── Supplied records

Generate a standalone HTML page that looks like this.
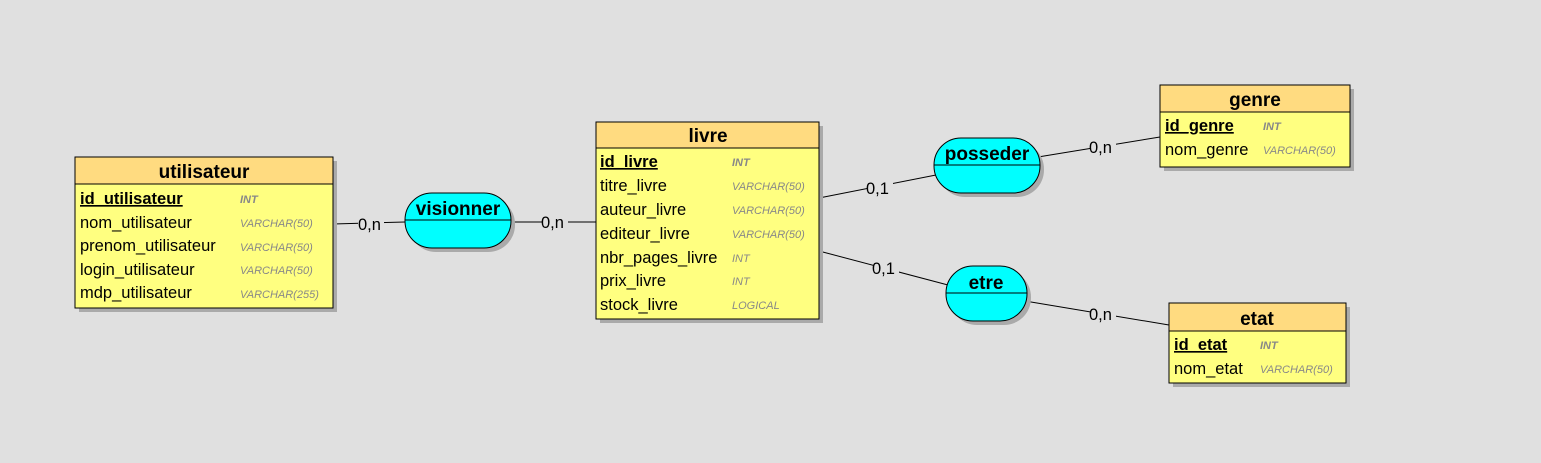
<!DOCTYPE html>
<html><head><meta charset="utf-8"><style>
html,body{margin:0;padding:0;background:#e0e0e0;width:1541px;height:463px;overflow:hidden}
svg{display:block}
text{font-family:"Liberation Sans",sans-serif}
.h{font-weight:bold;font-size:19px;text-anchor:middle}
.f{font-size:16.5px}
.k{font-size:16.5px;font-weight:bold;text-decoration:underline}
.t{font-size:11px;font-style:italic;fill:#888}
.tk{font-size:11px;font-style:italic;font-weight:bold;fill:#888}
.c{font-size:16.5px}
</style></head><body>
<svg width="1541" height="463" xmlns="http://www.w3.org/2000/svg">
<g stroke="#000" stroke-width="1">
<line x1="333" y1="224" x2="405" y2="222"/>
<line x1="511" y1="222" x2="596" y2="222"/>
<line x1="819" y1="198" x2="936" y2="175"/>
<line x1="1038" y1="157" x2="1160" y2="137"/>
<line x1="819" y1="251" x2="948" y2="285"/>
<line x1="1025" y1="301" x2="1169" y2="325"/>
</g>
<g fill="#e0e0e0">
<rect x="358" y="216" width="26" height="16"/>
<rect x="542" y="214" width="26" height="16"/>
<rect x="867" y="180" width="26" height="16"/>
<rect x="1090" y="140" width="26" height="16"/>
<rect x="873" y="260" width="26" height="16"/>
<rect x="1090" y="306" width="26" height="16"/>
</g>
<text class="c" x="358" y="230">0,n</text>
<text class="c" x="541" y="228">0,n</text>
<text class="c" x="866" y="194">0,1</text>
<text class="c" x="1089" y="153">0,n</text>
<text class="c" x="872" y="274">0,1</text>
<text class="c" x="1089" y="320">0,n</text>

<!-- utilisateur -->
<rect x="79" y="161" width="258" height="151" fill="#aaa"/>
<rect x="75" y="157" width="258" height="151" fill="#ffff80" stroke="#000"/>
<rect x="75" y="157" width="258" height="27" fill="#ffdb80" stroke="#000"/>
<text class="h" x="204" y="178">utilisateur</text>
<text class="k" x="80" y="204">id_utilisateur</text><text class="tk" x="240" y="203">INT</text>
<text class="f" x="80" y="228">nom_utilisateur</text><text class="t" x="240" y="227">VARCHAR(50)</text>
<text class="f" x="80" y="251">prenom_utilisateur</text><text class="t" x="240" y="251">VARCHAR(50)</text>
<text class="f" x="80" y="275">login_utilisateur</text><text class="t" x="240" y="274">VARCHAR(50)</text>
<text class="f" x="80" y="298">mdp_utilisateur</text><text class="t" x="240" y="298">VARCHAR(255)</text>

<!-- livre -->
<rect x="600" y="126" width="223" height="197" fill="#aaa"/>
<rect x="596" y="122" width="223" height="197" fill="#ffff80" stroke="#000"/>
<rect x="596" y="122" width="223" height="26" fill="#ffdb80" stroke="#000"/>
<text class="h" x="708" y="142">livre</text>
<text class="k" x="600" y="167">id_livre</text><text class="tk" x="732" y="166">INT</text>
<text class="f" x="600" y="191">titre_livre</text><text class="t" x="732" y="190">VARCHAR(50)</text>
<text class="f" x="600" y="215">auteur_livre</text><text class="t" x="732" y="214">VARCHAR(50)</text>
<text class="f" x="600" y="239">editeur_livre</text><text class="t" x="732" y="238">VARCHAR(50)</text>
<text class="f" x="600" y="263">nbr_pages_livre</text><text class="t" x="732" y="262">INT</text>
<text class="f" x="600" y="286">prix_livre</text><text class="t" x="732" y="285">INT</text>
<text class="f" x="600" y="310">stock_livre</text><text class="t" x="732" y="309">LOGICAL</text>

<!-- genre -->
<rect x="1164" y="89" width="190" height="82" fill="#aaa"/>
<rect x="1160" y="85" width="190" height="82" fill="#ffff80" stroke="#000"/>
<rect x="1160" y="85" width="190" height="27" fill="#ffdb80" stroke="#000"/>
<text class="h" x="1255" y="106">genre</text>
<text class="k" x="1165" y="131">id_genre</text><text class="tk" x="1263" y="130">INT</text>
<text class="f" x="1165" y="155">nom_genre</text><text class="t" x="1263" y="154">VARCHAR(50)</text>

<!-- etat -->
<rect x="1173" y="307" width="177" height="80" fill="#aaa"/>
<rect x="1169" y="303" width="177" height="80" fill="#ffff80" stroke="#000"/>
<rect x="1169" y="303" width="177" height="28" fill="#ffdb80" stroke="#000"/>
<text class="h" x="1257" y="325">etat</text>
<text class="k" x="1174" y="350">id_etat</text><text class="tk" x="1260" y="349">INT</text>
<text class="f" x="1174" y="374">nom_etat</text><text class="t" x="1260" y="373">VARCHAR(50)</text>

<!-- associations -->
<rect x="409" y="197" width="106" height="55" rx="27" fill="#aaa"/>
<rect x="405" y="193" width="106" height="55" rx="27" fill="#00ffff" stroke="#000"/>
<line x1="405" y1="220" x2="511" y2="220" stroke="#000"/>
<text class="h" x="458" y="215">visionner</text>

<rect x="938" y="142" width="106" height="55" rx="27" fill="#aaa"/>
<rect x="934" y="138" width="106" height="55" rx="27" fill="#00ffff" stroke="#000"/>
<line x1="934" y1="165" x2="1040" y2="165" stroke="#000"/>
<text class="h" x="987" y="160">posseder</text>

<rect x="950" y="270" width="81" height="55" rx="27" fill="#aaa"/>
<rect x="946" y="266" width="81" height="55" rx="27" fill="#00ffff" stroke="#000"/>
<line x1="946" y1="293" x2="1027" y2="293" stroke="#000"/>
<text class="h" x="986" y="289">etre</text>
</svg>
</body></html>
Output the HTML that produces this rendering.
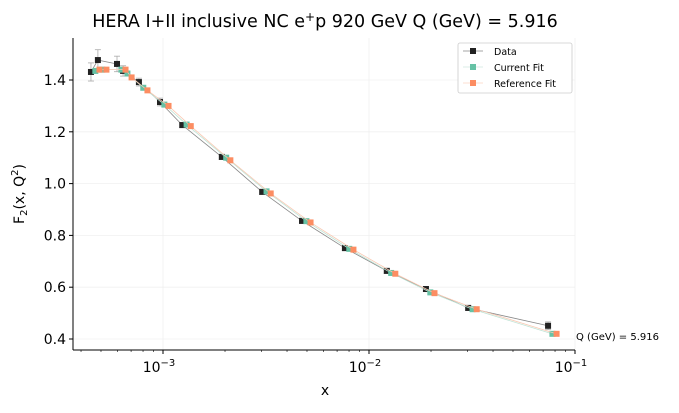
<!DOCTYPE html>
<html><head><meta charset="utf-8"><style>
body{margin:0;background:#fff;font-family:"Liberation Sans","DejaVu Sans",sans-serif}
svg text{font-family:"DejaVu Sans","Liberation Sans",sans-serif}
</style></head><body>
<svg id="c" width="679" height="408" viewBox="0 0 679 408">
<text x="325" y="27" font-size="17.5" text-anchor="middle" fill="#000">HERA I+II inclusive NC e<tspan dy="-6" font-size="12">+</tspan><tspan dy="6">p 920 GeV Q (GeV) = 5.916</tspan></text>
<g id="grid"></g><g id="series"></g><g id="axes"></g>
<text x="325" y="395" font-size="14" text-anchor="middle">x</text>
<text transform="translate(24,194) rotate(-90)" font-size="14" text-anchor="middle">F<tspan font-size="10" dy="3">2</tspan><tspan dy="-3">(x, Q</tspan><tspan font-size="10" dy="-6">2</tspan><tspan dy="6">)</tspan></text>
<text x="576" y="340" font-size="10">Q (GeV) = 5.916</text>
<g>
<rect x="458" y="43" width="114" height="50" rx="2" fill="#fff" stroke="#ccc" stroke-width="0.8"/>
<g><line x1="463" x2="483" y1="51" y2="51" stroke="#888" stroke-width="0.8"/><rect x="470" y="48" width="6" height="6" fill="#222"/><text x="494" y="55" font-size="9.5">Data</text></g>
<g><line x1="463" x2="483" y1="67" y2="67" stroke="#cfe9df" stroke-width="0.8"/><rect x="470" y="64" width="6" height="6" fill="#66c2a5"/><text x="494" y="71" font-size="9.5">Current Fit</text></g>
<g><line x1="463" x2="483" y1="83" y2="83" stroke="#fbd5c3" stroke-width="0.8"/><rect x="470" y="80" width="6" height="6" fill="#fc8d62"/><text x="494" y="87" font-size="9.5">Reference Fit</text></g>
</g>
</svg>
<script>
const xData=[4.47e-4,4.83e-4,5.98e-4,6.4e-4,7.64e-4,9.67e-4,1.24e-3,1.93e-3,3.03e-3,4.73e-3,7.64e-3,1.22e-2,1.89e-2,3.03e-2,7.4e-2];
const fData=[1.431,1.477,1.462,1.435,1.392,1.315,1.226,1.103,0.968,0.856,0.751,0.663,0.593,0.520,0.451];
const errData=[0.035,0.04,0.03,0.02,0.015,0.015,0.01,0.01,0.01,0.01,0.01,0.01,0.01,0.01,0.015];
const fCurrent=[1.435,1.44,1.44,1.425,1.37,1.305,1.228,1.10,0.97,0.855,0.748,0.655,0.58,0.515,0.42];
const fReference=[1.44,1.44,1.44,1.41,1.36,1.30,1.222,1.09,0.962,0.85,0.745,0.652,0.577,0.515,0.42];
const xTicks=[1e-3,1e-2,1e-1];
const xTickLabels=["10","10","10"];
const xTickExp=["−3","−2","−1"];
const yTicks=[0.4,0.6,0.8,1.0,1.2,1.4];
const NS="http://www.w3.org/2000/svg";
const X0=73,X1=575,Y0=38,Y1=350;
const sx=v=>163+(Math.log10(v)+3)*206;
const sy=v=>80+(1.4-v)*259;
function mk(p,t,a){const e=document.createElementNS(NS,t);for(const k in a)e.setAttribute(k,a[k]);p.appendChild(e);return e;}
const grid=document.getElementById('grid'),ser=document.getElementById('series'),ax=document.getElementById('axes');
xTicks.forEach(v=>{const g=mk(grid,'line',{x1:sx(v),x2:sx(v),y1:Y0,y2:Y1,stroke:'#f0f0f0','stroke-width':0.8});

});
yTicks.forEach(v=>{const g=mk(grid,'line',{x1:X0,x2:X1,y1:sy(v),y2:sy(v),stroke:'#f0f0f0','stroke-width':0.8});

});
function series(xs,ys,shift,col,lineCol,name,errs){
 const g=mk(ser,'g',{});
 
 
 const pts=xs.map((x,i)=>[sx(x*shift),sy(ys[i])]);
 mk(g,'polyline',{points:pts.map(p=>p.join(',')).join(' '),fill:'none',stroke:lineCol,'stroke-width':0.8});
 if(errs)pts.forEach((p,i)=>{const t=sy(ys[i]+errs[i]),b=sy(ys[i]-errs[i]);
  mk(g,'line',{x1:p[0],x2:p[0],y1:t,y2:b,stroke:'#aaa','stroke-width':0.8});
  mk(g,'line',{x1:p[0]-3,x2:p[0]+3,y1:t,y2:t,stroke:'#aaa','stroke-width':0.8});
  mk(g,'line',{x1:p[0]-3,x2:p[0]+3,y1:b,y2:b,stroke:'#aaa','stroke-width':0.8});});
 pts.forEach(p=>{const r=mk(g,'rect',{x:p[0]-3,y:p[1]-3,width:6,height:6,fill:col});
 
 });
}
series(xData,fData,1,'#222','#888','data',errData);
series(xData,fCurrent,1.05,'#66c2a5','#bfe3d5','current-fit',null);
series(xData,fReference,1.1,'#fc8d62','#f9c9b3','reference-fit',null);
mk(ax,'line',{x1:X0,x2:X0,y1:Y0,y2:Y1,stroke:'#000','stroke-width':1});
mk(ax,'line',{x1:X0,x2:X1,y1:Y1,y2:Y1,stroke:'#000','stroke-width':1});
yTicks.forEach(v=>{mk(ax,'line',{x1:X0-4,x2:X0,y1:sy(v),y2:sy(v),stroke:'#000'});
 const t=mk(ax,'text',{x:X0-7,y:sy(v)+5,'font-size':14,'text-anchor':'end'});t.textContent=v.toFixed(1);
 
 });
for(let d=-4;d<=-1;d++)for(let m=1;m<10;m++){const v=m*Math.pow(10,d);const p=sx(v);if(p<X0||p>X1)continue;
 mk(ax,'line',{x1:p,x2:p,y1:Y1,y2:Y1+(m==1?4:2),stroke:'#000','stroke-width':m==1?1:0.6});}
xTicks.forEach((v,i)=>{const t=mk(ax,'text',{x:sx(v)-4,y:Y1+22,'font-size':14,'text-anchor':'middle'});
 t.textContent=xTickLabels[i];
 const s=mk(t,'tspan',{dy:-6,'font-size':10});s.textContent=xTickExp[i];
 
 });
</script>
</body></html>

────

Filter the records above for lines containing the word "that", and copy those lines.

■ **Written response**:
Generate a standalone HTML page that looks like this.
Output the HTML that produces this rendering.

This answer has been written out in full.